Set task:
Leave out every picture, then transcribe the rest of the listing exactly.

Records:
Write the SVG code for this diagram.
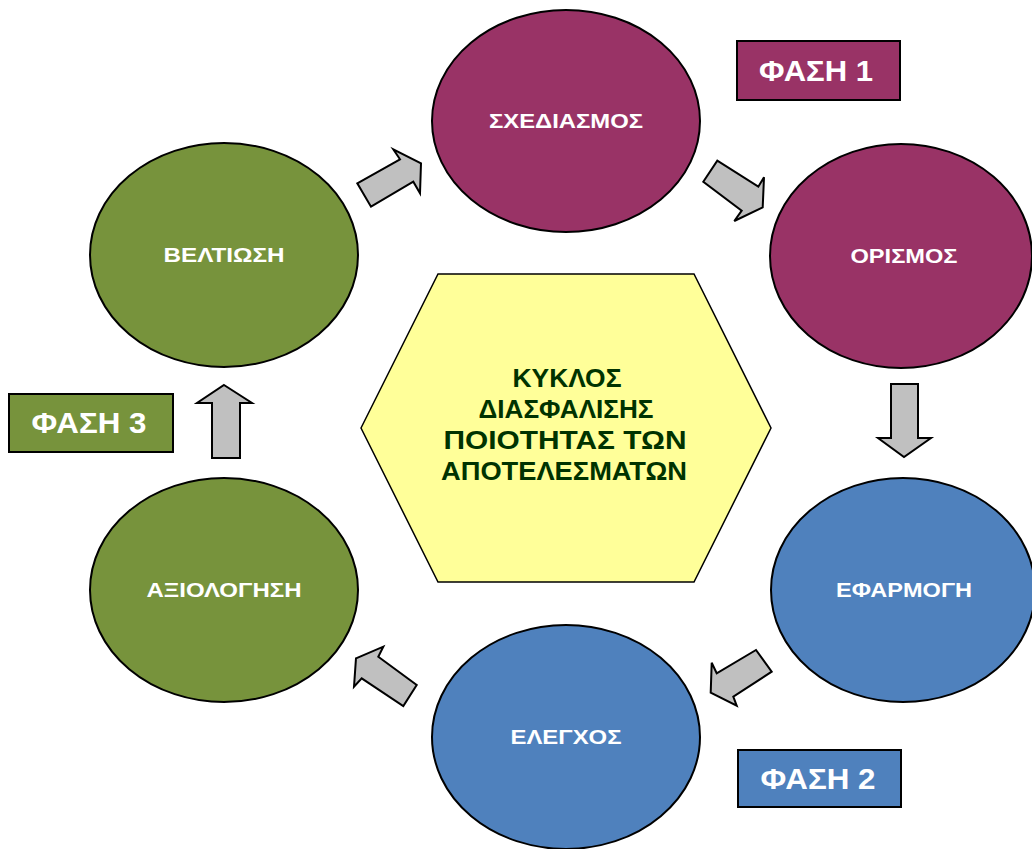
<svg xmlns="http://www.w3.org/2000/svg" width="1032" height="849" viewBox="0 0 1032 849">
<style>
.el{stroke:#000;stroke-width:2}
.p{fill:#993366}.b{fill:#4F81BD}.g{fill:#77933C}
.lbl{font-family:"Liberation Sans",Arial,sans-serif;font-weight:bold;font-size:21px;fill:#fff;text-anchor:middle}
.ph{font-family:"Liberation Sans",Arial,sans-serif;font-weight:bold;font-size:30px;fill:#fff;text-anchor:middle}
.ctr{font-family:"Liberation Sans",Arial,sans-serif;font-weight:bold;font-size:25px;fill:#003300;text-anchor:middle}
.box{stroke:#000;stroke-width:2}
.arr{fill:#C0C0C0;stroke:#000;stroke-width:2;stroke-linejoin:miter}
</style>
<rect width="1032" height="849" fill="#fff"/>
<g id="connectors">
<polygon class="arr" points="357.3,183.3 400,159.3 393.3,149.3 421,163.3 420,193.3 413.3,181.7 371,206.7"/>
<polygon class="arr" points="703.3,181.7 717.3,160.7 758.3,186.7 764,177.3 762.7,207.3 734.3,221 741.7,210.7"/>
<polygon class="arr" points="891,384 918,384 918,438 931,438 904,457 878,438 891,438"/>
<polygon class="arr" points="711.7,662.7 716.7,673.3 756,650 771.7,671.7 733.3,696.7 736.7,705.7 710.7,692.7"/>
<polygon class="arr" points="356,658.3 383.3,646.7 378.3,656.7 416.7,685 403.3,706 361.7,678.3 354,686.7"/>
<polygon class="arr" points="224,385 252,403 240,403 240,458 212,458 212,403 197,403"/>
</g>
<g id="center">
<polygon points="361,428 438,274 694,274 771,428 694,582 438,582" fill="#FFFF99" stroke="#000" stroke-width="1.5"/>
<text class="ctr" x="567" y="387" textLength="109" lengthAdjust="spacingAndGlyphs">ΚΥΚΛΟΣ</text>
<text class="ctr" x="566" y="418" textLength="175" lengthAdjust="spacingAndGlyphs">ΔΙΑΣΦΑΛΙΣΗΣ</text>
<text class="ctr" x="565" y="449" textLength="243" lengthAdjust="spacingAndGlyphs">ΠΟΙΟΤΗΤΑΣ ΤΩΝ</text>
<text class="ctr" x="564" y="480" textLength="246" lengthAdjust="spacingAndGlyphs">ΑΠΟΤΕΛΕΣΜΑΤΩΝ</text>
</g>
<g id="n-schediasmos">
<ellipse class="el p" cx="566" cy="121" rx="134" ry="111"/>
<text class="lbl" x="566" y="128" textLength="154" lengthAdjust="spacingAndGlyphs">ΣΧΕΔΙΑΣΜΟΣ</text>
</g>
<g id="n-orismos">
<ellipse class="el p" cx="901" cy="256" rx="131" ry="112"/>
<text class="lbl" x="904" y="263" textLength="107" lengthAdjust="spacingAndGlyphs">ΟΡΙΣΜΟΣ</text>
</g>
<g id="n-efarmogi">
<ellipse class="el b" cx="903" cy="590" rx="132" ry="112"/>
<text class="lbl" x="904" y="597" textLength="136" lengthAdjust="spacingAndGlyphs">ΕΦΑΡΜΟΓΗ</text>
</g>
<g id="n-elegchos">
<ellipse class="el b" cx="566" cy="737" rx="134" ry="112"/>
<text class="lbl" x="566" y="744" textLength="111" lengthAdjust="spacingAndGlyphs">ΕΛΕΓΧΟΣ</text>
</g>
<g id="n-axiologisi">
<ellipse class="el g" cx="224" cy="590" rx="134" ry="112"/>
<text class="lbl" x="224" y="597" textLength="155" lengthAdjust="spacingAndGlyphs">ΑΞΙΟΛΟΓΗΣΗ</text>
</g>
<g id="n-veltiosi">
<ellipse class="el g" cx="224" cy="255" rx="134" ry="112"/>
<text class="lbl" x="224" y="262" textLength="121" lengthAdjust="spacingAndGlyphs">ΒΕΛΤΙΩΣΗ</text>
</g>
<g id="phase1">
<rect class="box p" x="737" y="41" width="163" height="59"/>
<text class="ph" x="816" y="81" textLength="114" lengthAdjust="spacingAndGlyphs">ΦΑΣΗ 1</text>
</g>
<g id="phase2">
<rect class="box b" x="738" y="750" width="163" height="57"/>
<text class="ph" x="818" y="789" textLength="115" lengthAdjust="spacingAndGlyphs">ΦΑΣΗ 2</text>
</g>
<g id="phase3">
<rect class="box g" x="9" y="394" width="164" height="58"/>
<text class="ph" x="89" y="433" textLength="115" lengthAdjust="spacingAndGlyphs">ΦΑΣΗ 3</text>
</g>
</svg>
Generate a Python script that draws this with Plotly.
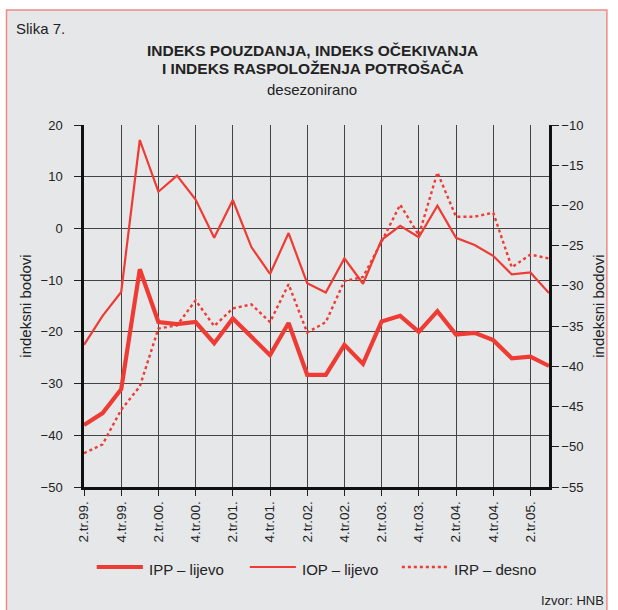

Correct result:
Write the SVG code for this diagram.
<svg xmlns="http://www.w3.org/2000/svg" width="1032" height="849" viewBox="0 0 1032 849">
<style>
.el{stroke:#000;stroke-width:2}
.p{fill:#993366}.b{fill:#4F81BD}.g{fill:#77933C}
.lbl{font-family:"Liberation Sans",Arial,sans-serif;font-weight:bold;font-size:21px;fill:#fff;text-anchor:middle}
.ph{font-family:"Liberation Sans",Arial,sans-serif;font-weight:bold;font-size:30px;fill:#fff;text-anchor:middle}
.ctr{font-family:"Liberation Sans",Arial,sans-serif;font-weight:bold;font-size:25px;fill:#003300;text-anchor:middle}
.box{stroke:#000;stroke-width:2}
.arr{fill:#C0C0C0;stroke:#000;stroke-width:2;stroke-linejoin:miter}
</style>
<rect width="1032" height="849" fill="#fff"/>
<g id="connectors">
<polygon class="arr" points="357.3,183.3 400,159.3 393.3,149.3 421,163.3 420,193.3 413.3,181.7 371,206.7"/>
<polygon class="arr" points="703.3,181.7 717.3,160.7 758.3,186.7 764,177.3 762.7,207.3 734.3,221 741.7,210.7"/>
<polygon class="arr" points="891,384 918,384 918,438 931,438 904,457 878,438 891,438"/>
<polygon class="arr" points="711.7,662.7 716.7,673.3 756,650 771.7,671.7 733.3,696.7 736.7,705.7 710.7,692.7"/>
<polygon class="arr" points="356,658.3 383.3,646.7 378.3,656.7 416.7,685 403.3,706 361.7,678.3 354,686.7"/>
<polygon class="arr" points="224,385 252,403 240,403 240,458 212,458 212,403 197,403"/>
</g>
<g id="center">
<polygon points="361,428 438,274 694,274 771,428 694,582 438,582" fill="#FFFF99" stroke="#000" stroke-width="1.5"/>
<text class="ctr" x="567" y="387" textLength="109" lengthAdjust="spacingAndGlyphs">ΚΥΚΛΟΣ</text>
<text class="ctr" x="566" y="418" textLength="175" lengthAdjust="spacingAndGlyphs">ΔΙΑΣΦΑΛΙΣΗΣ</text>
<text class="ctr" x="565" y="449" textLength="243" lengthAdjust="spacingAndGlyphs">ΠΟΙΟΤΗΤΑΣ ΤΩΝ</text>
<text class="ctr" x="564" y="480" textLength="246" lengthAdjust="spacingAndGlyphs">ΑΠΟΤΕΛΕΣΜΑΤΩΝ</text>
</g>
<g id="n-schediasmos">
<ellipse class="el p" cx="566" cy="121" rx="134" ry="111"/>
<text class="lbl" x="566" y="128" textLength="154" lengthAdjust="spacingAndGlyphs">ΣΧΕΔΙΑΣΜΟΣ</text>
</g>
<g id="n-orismos">
<ellipse class="el p" cx="901" cy="256" rx="131" ry="112"/>
<text class="lbl" x="904" y="263" textLength="107" lengthAdjust="spacingAndGlyphs">ΟΡΙΣΜΟΣ</text>
</g>
<g id="n-efarmogi">
<ellipse class="el b" cx="903" cy="590" rx="132" ry="112"/>
<text class="lbl" x="904" y="597" textLength="136" lengthAdjust="spacingAndGlyphs">ΕΦΑΡΜΟΓΗ</text>
</g>
<g id="n-elegchos">
<ellipse class="el b" cx="566" cy="737" rx="134" ry="112"/>
<text class="lbl" x="566" y="744" textLength="111" lengthAdjust="spacingAndGlyphs">ΕΛΕΓΧΟΣ</text>
</g>
<g id="n-axiologisi">
<ellipse class="el g" cx="224" cy="590" rx="134" ry="112"/>
<text class="lbl" x="224" y="597" textLength="155" lengthAdjust="spacingAndGlyphs">ΑΞΙΟΛΟΓΗΣΗ</text>
</g>
<g id="n-veltiosi">
<ellipse class="el g" cx="224" cy="255" rx="134" ry="112"/>
<text class="lbl" x="224" y="262" textLength="121" lengthAdjust="spacingAndGlyphs">ΒΕΛΤΙΩΣΗ</text>
</g>
<g id="phase1">
<rect class="box p" x="737" y="41" width="163" height="59"/>
<text class="ph" x="816" y="81" textLength="114" lengthAdjust="spacingAndGlyphs">ΦΑΣΗ 1</text>
</g>
<g id="phase2">
<rect class="box b" x="738" y="750" width="163" height="57"/>
<text class="ph" x="818" y="789" textLength="115" lengthAdjust="spacingAndGlyphs">ΦΑΣΗ 2</text>
</g>
<g id="phase3">
<rect class="box g" x="9" y="394" width="164" height="58"/>
<text class="ph" x="89" y="433" textLength="115" lengthAdjust="spacingAndGlyphs">ΦΑΣΗ 3</text>
</g>
</svg>
Generate a Python script that draws this with Plotly.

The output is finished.